Christian Dye
Christian Dye

A graduate student in the University of Hawaiʻi at Mānoa John A. Burns School of Medicine (JABSOM) is conducting research that may have a significant impact on underserved and vulnerable populations. Christian Dye is probing the causes of diabetes and other chronic diseases prevalent in Native Hawaiian and other communities.

Dye, currently a faculty member at JABSOM, will earn his PhD from UH Mānoa in spring 2020.

“My current research seeks to understand inflammation-associated disorders, like diabetes, from an epigenetics viewpoint—the influence of environmental factors (diet, exercise, smoking, etc.) on how our cells function by influencing how genes are turned on, off, or even changed,” he explained.

JABSOM has allowed me to be at the center of research that is not only meaningful, but was instrumental in allowing me to do so in the communities that I feel most passionate about, Native Hawaiians and Pacific Islanders,” Dye said.

Dye focuses on epigenetics to determine the potential mechanisms underlying disease pathogenesis. “We may be able to understand whether certain areas of the genome are epigenetically regulated and if such regulation may be involved in how immune cells function and whether this leads to immune dysfunction or inflammation.”

Exciting results of Dye’s research include the benefits of an intervention in Native Hawaiians with diabetes, which led to drastic changes in epigenetic profiles.

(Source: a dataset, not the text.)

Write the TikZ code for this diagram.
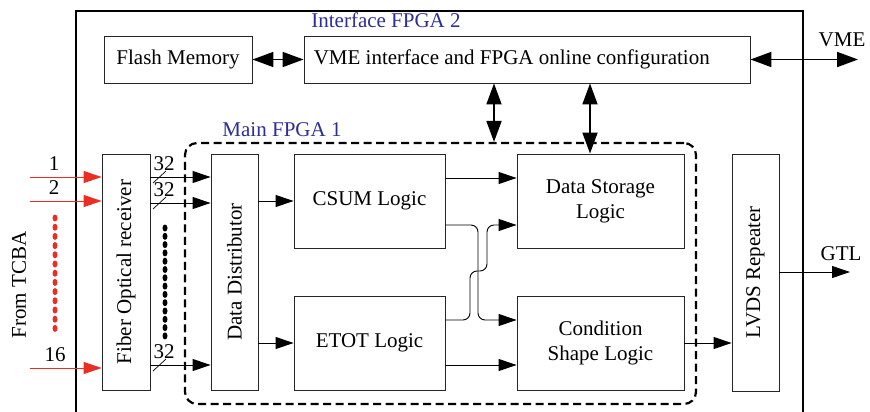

The epigenetic alterations were linked to changes in gene expression and immune cell function (reduced inflammation) that were associated with better glycemic control. “These findings have potentially bridged cell function and beneficial health outcomes with epigenetic modifications that may regulate genes enriched in biological functions important to immune cells,” he said.

Dye plans to develop a network of community-based participatory research centers for investigation of cellular, molecular or biological mechanisms that may underlie the benefits of culturally-based practices and interventions. “By bridging indigenous knowledge and practice within a western context of science, technology and medicine, we may be able to understand the ‘science’ as to why these practices are beneficial to at-risk communities while also elucidating how certain cells, like immune cells, may function, and the potential that their regulation may be involved in beneficial health outcomes which can eventually be used in targeted strategies for understanding disease risk and possible therapeutics.”

Dye’s interest in the cellular and molecular biology of health disparities motivated him to work at the UH medical school. “JABSOM has allowed me to be at the center of research that is not only meaningful, but was instrumental in allowing me to do so in the communities that I feel most passionate about, Native Hawaiians and Pacific Islanders,” he said. “JABSOM also allowed me to enter some of the communities where these health disparities are prevalent and use research to help understand them.”